>> Begin MATERIAL FOR THIS TASK

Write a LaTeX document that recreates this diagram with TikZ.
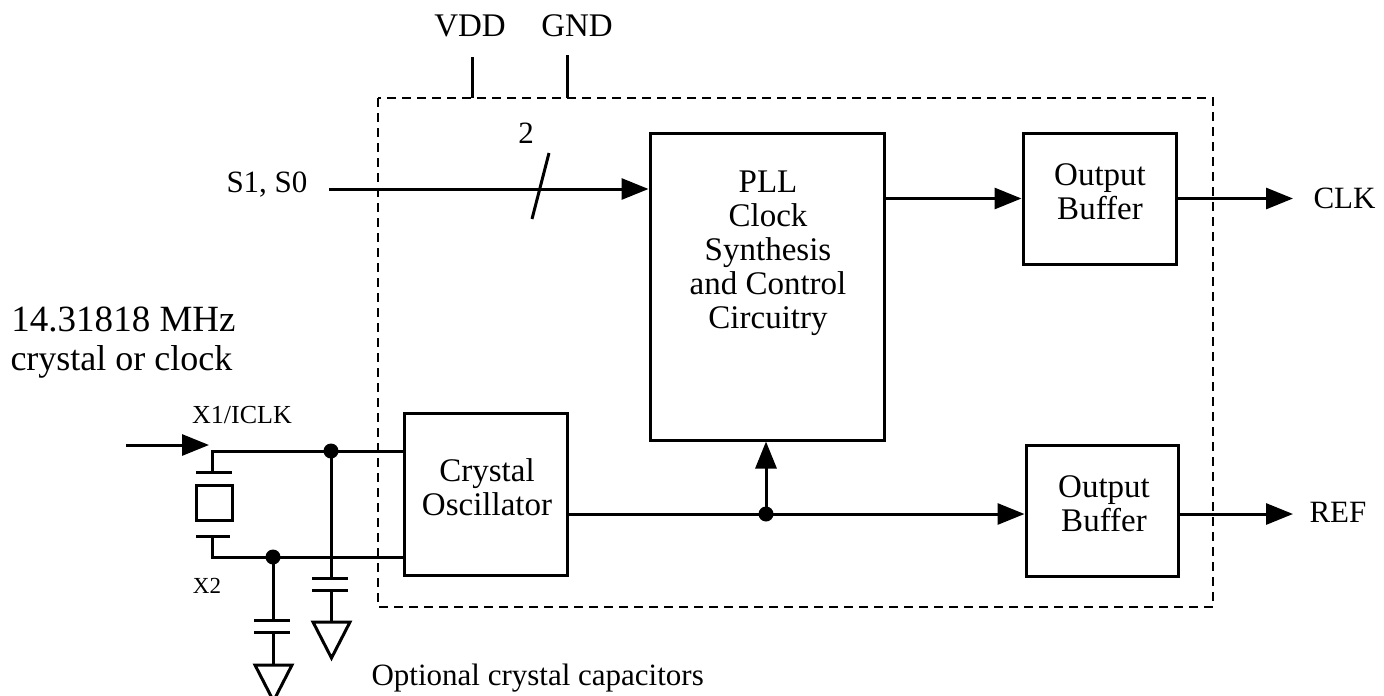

>> End MATERIAL FOR THIS TASK
>> Begin MATERIAL FOR THIS TASK

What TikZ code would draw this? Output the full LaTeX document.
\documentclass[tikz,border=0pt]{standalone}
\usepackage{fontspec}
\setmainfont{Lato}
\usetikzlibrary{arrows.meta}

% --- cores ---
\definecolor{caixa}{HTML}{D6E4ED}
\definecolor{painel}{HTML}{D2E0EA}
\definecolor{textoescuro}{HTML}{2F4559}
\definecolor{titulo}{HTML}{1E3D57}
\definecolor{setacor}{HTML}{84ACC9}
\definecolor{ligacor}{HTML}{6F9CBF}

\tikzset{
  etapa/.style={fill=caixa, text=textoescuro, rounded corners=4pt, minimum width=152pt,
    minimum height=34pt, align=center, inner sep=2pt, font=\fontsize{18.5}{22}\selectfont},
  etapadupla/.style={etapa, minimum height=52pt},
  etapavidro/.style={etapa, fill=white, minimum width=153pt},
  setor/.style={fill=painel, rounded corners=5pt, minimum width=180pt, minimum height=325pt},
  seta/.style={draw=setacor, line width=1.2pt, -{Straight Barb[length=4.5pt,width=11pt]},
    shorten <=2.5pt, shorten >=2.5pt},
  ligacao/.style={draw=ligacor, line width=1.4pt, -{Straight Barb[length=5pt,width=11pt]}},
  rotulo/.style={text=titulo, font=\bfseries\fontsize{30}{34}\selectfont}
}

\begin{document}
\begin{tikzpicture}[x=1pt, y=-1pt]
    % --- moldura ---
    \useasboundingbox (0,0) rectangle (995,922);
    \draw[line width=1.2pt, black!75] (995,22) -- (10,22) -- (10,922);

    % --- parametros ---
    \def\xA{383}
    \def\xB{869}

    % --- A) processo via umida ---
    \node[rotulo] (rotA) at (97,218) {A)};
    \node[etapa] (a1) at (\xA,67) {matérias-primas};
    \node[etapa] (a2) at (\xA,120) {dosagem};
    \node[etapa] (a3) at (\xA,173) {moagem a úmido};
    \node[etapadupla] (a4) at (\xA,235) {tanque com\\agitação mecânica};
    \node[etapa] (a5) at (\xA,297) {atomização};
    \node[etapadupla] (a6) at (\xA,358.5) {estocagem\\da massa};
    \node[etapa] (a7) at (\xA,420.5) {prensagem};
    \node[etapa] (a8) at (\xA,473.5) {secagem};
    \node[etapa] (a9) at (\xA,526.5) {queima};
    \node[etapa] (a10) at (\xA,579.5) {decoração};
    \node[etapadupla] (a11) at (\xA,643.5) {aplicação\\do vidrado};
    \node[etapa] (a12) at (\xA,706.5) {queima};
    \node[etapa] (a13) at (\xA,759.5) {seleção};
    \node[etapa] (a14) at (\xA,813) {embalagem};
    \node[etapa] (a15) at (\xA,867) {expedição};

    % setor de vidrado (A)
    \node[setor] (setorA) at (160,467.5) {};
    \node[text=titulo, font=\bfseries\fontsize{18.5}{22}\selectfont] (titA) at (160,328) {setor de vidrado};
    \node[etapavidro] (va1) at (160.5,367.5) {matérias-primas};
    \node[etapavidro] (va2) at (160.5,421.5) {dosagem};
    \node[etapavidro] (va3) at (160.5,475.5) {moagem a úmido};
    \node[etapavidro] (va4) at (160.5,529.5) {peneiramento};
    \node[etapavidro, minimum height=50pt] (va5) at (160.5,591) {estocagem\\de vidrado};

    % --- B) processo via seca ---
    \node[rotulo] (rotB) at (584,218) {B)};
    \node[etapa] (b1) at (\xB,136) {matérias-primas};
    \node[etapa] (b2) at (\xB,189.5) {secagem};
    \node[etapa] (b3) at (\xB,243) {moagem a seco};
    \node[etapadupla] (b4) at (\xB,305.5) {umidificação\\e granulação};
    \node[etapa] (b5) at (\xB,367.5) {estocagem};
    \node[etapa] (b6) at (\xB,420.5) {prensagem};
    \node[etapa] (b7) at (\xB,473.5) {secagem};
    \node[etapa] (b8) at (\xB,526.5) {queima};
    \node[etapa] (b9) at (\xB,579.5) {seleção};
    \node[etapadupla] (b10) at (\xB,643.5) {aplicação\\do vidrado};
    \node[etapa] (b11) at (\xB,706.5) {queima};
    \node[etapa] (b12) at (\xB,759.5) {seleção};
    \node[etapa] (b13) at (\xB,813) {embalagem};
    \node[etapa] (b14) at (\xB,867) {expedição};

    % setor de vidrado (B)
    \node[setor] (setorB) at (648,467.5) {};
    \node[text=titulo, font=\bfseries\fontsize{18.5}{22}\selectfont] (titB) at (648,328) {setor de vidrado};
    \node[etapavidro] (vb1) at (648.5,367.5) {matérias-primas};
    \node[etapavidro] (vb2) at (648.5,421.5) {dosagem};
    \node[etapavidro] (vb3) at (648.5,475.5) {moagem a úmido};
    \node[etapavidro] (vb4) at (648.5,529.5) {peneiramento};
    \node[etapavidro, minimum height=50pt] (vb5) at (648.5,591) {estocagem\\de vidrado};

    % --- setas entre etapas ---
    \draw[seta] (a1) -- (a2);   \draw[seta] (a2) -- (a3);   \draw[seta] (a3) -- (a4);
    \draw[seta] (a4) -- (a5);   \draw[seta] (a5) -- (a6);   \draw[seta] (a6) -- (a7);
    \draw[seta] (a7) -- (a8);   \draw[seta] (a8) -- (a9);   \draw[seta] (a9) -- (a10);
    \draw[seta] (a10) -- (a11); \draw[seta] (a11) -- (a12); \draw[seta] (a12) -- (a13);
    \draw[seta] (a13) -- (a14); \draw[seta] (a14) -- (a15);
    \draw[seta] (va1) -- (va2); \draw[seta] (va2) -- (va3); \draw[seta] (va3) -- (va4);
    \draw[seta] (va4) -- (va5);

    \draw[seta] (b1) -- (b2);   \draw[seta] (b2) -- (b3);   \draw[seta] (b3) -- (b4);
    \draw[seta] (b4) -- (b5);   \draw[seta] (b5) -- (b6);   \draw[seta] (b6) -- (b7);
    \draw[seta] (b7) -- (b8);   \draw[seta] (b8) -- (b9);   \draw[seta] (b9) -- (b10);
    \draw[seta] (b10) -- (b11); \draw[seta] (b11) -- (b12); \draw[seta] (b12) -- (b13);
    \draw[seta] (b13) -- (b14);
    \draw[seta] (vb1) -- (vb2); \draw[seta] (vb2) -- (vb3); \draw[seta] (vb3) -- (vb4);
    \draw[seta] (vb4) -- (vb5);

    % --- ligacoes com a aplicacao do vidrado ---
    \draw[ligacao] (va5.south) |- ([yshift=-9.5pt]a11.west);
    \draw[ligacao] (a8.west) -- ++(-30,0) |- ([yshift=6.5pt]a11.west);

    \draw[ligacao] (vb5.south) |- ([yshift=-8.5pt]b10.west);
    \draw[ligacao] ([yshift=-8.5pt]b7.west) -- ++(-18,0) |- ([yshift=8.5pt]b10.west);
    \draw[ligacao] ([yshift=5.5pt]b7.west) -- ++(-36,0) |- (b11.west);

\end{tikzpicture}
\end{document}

>> End MATERIAL FOR THIS TASK

■ SET PROBLEM ■
State how many lines hold the word "LaTeX". The number is the whole answer.

■ OUTPUT BELOW ■
2